The air conditioning cools the bedroom as it hums. A file cabinet covers half of another window. In the bathroom, she watches the light from the ruby red flower reflect on the mirror. She dances and then sits by the window, holding a mirror to her chest. Leaning against the sink, she places her hand on her chin.
Walking down the hallway, she touches a string attached to the ceiling and puts the mirror by a lantern. A painting of a daisy hangs in her apartment. She moves her head from left to right as she continues to watch the light. A book sits on the windowsill.
She gazes at the street while she grips the wooden frame on the window and then walks to her balcony. As she leans against the wall, a book wide open in her hands, she stares back into her family room.
A rusted chandelier hangs from her ceiling. She examines the spots of water on her mirror and then tilts her head back. She continues to watch the light.

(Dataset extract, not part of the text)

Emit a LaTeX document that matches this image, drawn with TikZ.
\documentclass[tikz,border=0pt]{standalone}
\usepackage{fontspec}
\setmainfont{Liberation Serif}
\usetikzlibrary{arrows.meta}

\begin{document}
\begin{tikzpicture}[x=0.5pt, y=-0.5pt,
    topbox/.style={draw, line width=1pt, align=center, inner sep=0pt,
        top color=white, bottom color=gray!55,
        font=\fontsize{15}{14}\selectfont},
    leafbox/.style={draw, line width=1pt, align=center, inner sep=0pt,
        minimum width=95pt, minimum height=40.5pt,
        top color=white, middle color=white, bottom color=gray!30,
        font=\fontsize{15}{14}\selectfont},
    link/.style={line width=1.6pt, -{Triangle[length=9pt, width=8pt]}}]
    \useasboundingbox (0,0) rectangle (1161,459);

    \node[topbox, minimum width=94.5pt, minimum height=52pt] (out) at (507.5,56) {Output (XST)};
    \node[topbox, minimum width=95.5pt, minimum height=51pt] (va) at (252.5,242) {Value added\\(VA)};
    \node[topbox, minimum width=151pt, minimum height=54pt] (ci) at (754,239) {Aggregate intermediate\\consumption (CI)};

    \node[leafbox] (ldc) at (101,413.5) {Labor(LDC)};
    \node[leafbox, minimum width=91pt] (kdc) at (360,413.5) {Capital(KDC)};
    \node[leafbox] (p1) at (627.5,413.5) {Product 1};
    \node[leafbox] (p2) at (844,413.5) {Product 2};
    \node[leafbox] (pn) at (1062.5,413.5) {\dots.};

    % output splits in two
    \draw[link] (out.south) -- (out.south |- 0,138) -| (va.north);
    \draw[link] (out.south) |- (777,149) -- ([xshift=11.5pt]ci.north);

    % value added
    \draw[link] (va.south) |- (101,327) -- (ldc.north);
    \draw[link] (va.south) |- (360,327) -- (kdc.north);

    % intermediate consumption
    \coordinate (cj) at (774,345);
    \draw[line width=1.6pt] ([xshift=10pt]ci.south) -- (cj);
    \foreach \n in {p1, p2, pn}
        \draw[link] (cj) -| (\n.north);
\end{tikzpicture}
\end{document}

The job wasn’t working out. Nelly Furtado had relocated, moving hundreds of miles away from her family and had taken it with the assurance she would get reimbursed for it. Her employer was giving her excuses each time she asked.
During her drive, she recorded herself on her video camera. She figured years later she would watch the VHS tape and laugh, while she sat with her husband and dog, explaining that she got lost halfway there and stopped at a themed burger place with singing servers.

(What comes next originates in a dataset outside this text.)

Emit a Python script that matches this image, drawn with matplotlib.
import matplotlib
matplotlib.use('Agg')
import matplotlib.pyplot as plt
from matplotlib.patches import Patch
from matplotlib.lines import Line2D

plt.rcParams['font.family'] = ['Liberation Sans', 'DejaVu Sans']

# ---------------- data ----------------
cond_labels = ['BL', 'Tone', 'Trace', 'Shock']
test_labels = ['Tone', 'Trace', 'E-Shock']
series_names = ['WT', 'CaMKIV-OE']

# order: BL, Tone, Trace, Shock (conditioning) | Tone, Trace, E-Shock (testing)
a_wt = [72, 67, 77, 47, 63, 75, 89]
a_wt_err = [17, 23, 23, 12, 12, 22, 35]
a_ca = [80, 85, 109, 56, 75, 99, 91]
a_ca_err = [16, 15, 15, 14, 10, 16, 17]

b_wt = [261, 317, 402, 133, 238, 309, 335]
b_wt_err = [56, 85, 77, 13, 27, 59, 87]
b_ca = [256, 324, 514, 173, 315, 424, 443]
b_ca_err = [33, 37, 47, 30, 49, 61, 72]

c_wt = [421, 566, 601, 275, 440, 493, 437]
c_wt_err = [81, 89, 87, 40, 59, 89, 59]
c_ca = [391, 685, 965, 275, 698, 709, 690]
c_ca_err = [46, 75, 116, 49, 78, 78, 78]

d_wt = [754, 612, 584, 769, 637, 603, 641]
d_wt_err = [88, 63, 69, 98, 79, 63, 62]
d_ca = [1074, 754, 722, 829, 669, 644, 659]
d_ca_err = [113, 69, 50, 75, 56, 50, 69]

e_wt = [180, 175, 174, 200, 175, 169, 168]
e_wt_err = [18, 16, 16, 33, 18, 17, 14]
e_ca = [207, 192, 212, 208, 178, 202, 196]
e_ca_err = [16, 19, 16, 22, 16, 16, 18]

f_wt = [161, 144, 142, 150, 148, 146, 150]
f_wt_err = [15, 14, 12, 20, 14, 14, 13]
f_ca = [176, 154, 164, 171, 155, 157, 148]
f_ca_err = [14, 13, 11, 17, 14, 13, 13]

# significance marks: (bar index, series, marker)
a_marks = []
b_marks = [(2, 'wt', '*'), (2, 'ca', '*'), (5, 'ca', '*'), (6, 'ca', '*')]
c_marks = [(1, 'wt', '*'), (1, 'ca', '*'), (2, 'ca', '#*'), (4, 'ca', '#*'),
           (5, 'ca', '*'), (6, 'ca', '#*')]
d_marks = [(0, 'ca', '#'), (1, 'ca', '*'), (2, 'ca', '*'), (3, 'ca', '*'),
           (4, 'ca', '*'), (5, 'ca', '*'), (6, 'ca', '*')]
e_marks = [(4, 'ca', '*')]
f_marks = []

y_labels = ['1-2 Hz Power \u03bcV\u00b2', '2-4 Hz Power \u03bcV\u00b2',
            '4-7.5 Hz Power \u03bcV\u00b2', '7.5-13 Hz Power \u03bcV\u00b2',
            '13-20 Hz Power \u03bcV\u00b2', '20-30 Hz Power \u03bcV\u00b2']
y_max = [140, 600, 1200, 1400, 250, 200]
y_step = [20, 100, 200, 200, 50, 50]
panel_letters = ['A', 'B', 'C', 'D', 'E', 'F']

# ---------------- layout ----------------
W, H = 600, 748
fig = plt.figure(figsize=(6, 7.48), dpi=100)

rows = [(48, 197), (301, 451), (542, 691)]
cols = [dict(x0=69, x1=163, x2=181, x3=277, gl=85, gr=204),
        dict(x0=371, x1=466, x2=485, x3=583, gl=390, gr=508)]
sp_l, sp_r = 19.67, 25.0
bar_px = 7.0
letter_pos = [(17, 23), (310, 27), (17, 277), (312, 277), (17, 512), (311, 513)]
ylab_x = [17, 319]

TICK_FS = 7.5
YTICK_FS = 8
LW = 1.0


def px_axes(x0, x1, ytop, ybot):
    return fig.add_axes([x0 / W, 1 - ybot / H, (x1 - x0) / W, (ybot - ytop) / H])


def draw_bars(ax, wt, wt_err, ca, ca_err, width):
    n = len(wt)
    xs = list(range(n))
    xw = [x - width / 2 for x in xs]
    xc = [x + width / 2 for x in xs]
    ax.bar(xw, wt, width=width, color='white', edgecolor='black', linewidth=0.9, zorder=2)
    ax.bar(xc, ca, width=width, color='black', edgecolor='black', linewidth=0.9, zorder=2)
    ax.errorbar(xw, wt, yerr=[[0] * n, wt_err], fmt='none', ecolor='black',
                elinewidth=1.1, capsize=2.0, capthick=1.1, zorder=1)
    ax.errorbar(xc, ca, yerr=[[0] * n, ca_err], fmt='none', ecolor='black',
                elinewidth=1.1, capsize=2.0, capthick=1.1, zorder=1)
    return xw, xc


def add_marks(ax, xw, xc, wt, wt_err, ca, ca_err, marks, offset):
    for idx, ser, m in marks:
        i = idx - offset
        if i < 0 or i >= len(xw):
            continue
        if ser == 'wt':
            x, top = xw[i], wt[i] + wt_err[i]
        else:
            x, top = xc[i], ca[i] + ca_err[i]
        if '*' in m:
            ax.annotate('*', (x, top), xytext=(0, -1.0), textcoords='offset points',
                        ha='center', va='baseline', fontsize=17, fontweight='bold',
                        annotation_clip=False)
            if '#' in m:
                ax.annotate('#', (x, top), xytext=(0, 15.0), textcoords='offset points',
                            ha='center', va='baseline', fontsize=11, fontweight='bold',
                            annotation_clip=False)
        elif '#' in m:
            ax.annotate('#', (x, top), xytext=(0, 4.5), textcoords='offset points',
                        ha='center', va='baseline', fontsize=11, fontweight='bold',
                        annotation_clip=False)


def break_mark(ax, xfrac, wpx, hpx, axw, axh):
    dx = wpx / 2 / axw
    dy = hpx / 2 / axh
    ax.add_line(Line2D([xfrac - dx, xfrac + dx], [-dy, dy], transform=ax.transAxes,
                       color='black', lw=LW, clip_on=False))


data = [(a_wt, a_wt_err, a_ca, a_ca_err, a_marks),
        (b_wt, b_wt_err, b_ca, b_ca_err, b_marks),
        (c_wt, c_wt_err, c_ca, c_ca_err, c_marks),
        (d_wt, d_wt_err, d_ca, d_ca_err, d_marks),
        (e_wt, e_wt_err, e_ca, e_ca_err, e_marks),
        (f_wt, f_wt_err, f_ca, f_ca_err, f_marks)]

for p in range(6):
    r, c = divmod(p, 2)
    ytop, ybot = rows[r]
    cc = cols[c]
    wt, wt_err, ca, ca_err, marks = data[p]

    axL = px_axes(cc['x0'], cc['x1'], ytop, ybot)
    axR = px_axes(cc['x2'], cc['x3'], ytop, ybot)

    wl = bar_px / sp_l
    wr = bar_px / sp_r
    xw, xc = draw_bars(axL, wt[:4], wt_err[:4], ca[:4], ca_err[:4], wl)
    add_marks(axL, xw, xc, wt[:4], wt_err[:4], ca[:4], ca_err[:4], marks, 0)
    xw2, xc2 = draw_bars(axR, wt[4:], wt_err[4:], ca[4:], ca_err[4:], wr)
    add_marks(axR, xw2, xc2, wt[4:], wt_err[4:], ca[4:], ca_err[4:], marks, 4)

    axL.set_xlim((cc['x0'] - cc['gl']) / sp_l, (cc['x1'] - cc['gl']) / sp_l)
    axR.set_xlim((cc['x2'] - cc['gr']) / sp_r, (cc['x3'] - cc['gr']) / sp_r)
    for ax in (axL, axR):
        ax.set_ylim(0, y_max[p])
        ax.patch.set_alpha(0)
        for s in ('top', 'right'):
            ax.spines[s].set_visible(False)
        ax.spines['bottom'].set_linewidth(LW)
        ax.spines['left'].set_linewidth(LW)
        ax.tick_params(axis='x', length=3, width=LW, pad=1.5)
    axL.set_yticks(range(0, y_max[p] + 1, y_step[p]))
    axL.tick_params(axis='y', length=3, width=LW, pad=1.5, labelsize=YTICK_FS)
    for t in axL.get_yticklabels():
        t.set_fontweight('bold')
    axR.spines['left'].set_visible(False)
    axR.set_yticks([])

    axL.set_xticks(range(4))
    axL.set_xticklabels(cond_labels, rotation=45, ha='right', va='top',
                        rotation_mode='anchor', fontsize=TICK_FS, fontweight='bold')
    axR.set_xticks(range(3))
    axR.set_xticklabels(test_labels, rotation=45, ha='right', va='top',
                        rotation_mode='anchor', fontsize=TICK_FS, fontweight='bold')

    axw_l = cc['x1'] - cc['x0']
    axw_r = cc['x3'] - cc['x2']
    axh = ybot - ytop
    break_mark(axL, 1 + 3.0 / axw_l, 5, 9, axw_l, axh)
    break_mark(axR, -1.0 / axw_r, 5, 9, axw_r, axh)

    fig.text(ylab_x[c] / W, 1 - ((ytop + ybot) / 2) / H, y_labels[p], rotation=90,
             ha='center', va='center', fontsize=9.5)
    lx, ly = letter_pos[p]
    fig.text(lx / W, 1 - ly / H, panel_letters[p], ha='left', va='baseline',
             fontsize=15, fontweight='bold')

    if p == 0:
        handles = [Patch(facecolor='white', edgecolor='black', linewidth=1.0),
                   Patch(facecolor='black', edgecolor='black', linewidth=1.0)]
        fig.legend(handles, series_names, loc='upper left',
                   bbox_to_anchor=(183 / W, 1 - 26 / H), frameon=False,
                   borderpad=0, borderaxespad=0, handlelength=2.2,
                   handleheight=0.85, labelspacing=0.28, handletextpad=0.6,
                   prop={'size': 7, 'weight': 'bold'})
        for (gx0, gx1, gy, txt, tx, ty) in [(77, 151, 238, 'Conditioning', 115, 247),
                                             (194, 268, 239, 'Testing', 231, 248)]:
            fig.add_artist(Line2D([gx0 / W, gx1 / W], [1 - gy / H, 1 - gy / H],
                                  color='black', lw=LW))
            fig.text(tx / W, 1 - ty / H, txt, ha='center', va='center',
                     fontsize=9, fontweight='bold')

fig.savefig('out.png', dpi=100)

However, as she wanders her new home, she thinks of calling her parents and asking for help. Her paychecks hadn’t been right and her boss has been pouncing on her every mistake. She thinks she’s going to get fired soon.

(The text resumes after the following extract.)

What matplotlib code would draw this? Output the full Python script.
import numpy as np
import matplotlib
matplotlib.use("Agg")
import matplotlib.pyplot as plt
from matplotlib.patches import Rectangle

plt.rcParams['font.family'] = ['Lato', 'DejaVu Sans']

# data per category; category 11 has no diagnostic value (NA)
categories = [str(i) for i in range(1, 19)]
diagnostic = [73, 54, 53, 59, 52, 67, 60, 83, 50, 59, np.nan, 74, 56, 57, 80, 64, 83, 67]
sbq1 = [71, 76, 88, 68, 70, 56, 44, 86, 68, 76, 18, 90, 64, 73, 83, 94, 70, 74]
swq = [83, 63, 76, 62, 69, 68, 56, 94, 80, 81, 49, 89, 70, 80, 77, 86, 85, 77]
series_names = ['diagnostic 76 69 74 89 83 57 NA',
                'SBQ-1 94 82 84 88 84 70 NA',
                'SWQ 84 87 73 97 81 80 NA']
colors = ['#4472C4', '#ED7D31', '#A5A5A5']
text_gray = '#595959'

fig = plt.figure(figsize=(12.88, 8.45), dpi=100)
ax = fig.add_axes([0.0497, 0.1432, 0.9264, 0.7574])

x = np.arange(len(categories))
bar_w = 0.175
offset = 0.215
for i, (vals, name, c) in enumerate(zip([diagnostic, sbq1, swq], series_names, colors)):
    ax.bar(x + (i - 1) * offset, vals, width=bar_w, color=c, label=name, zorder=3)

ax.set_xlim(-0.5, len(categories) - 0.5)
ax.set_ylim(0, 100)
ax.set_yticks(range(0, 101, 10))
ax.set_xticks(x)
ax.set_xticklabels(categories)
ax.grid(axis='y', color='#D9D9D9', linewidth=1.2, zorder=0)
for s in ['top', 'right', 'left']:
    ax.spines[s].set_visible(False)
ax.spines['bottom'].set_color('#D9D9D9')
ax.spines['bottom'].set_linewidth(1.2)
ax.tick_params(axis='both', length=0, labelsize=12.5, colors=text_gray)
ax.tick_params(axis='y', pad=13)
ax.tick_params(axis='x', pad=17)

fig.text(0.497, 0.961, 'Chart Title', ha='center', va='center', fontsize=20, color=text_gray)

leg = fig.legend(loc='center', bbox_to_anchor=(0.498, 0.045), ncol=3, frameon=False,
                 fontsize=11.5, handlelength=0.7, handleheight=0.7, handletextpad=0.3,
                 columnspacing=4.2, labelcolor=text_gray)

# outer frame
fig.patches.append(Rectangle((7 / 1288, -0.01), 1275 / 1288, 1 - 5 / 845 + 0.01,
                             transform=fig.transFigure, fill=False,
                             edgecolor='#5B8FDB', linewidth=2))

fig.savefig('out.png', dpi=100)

Her friends have been asking about a housewarming party. But she’s been fending them off, saying she has overtime. On the weekends, she stares into the bathroom mirror, chiding herself for getting behind on her bills and wondering what she’s going to say to her friends. She thinks of what her mom would say: “honey, you can always come home.” It’s her first chance at taking care of herself and being a responsible adult. She can’t tell her mom she’s failing at it.